On November 15, 2010, the USPTO published a proposed rule that is intended to clarify and simplify patent appeals practice. Some of the most significant changes include proposals to:
- Remove several requirements from the Appeal Brief: The new rule would eliminate the current requirements that an Appeal Brief include a claims appendix, a description of the status of the claims, a description of amendments, and an identification of the claims to be reviewed upon appeal. Since this information is already on the record, the USPTO seeks to eliminate the burden on applicants that is imposed by current requirements to include this information in the Appeal Brief.
- Provide guidelines to help applicants streamline arguments: The proposed rule contains specific guidance for applicants to follow when presenting arguments in an Appeal Brief. It includes specific examples, and it encourages the use of headings to help the Board easily identify the arguments presented.
- Establish procedures to address new rejections that the USPTO may raise during the appeal process: In some cases, the Examiner may raise a new ground of rejection in his or her answer to the Appeal Brief. In others, the Board may impose a new ground of rejection in its opinion. In either case, the proposed rule will establish specific procedures that will allow applicants to petition the director in such a situation.

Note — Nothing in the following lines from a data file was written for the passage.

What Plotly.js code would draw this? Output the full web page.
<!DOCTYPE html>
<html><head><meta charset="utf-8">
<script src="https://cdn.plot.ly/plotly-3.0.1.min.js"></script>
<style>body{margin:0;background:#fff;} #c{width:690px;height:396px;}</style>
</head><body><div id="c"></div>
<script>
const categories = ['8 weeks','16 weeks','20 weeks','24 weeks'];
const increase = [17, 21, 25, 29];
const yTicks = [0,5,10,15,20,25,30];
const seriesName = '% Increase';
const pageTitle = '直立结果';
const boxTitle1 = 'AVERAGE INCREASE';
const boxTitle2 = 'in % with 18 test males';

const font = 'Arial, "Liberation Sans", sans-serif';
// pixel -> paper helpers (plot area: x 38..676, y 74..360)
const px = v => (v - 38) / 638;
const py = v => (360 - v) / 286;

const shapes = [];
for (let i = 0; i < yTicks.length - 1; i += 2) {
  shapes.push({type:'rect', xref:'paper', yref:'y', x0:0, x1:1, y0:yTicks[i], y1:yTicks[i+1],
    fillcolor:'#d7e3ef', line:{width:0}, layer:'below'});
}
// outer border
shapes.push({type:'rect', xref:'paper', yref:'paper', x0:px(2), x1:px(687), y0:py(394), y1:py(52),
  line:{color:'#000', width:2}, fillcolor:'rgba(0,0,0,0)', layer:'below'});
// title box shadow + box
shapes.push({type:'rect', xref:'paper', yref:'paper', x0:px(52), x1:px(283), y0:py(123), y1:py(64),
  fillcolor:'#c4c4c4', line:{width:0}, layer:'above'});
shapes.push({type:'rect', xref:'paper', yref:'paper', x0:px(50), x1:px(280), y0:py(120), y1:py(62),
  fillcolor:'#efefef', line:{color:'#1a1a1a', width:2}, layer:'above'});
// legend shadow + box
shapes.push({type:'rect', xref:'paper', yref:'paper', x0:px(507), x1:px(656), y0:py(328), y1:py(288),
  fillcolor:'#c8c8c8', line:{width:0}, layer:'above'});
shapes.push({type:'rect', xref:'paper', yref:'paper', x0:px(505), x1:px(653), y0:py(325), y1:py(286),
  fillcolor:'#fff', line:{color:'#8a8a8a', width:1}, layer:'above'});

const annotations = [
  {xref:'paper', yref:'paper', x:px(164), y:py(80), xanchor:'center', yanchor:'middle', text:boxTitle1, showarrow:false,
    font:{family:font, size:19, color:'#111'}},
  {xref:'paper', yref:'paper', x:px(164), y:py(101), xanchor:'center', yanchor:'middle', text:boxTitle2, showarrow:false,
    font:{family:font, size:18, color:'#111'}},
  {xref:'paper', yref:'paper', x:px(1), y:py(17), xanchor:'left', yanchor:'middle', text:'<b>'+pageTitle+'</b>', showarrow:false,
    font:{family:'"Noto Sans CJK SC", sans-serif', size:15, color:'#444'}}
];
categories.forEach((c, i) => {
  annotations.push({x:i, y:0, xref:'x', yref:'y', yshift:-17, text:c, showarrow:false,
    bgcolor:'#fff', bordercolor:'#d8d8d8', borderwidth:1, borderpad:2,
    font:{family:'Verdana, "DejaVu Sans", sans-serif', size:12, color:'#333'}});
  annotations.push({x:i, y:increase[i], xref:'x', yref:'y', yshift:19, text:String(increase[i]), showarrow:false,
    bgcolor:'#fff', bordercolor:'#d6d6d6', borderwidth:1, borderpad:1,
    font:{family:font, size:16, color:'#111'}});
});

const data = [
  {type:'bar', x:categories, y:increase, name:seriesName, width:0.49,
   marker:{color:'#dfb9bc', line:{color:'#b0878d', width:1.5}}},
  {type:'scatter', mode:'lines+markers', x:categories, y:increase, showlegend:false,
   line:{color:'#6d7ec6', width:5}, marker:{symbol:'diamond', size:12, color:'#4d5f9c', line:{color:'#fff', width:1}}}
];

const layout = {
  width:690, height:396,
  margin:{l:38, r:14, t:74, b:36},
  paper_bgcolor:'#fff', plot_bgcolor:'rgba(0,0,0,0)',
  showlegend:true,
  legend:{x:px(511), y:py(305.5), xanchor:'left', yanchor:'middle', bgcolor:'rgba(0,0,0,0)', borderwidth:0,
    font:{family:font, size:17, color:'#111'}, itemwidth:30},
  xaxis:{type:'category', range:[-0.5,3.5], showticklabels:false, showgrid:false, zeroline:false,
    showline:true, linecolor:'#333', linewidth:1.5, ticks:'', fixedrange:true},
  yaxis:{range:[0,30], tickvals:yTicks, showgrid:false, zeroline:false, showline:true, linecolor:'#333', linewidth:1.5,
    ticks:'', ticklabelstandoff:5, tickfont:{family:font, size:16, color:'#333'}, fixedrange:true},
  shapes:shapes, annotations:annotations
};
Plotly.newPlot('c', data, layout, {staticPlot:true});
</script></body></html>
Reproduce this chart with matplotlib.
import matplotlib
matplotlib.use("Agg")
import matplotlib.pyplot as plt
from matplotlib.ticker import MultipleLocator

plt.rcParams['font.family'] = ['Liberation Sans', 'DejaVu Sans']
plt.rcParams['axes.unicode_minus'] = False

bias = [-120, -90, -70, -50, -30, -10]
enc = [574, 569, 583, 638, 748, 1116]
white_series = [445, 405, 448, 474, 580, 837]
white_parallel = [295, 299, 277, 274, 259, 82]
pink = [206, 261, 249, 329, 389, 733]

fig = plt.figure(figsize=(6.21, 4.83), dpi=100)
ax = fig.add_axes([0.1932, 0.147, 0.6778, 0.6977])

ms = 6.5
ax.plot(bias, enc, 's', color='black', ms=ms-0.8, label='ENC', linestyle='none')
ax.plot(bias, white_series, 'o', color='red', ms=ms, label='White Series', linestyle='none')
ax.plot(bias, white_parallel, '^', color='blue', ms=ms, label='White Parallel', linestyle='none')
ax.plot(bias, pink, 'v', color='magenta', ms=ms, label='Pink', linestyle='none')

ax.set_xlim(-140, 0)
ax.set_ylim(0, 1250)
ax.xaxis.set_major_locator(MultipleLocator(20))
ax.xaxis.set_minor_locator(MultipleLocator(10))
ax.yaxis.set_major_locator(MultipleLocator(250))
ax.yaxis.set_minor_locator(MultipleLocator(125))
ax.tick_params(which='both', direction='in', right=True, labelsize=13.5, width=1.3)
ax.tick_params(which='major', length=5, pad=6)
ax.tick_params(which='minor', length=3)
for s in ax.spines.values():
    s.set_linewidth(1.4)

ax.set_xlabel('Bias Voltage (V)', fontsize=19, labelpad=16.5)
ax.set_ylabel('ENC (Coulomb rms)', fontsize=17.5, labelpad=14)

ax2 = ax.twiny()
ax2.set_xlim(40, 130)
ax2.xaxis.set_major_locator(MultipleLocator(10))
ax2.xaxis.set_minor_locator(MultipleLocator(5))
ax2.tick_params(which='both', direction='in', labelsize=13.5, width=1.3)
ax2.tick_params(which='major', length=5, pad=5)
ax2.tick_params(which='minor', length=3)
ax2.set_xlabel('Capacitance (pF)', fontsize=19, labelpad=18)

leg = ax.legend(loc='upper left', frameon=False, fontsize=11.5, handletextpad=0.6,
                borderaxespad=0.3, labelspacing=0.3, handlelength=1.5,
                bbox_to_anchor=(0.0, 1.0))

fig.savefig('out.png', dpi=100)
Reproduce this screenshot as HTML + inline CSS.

- Limit authority of the Board to remand a case to the Examiner. The Board is currently permitted to remand a case to the Examiner without affirmatively deciding to allow or reject claims. This procedure can frustrate an applicant, who finds that the Board agrees with the Appellant’s position, only to have the case remanded to the Examiner who once again rejects the case. The proposed rule limits remand authority and notes that the authority should be used sparingly. To help ensure this, remand authority is limited to the Chief Administrative Patent Judge, and it should only be used in situations where errors in the appeal process prevent the Board from deciding the case.
The proposed rule also publishes statistics about the existing Pre-appeal Brief Conference Program. Under this Program, an appellant may request that a panel of three examiners review the case before it proceeds to appeal. The published statistics indicate that in each of the past five years, between 56 and 59 percent of the cases proceeded to the Board for a formal appeal, while appellants succeeded in reopening prosecution or obtaining allowance in 39 to 43 percent of the cases in each year.
The new proposal rescinds a final rule regarding patent appeals that the USPTO published in June 2008. The USPTO stayed the effectiveness of the final rule after it determined that additional information collection was required. With this proposal, the USPTO’s stay of the 2008 rule will be permanent.
The USPTO will accept comments on the proposed rule through January 14, 2011.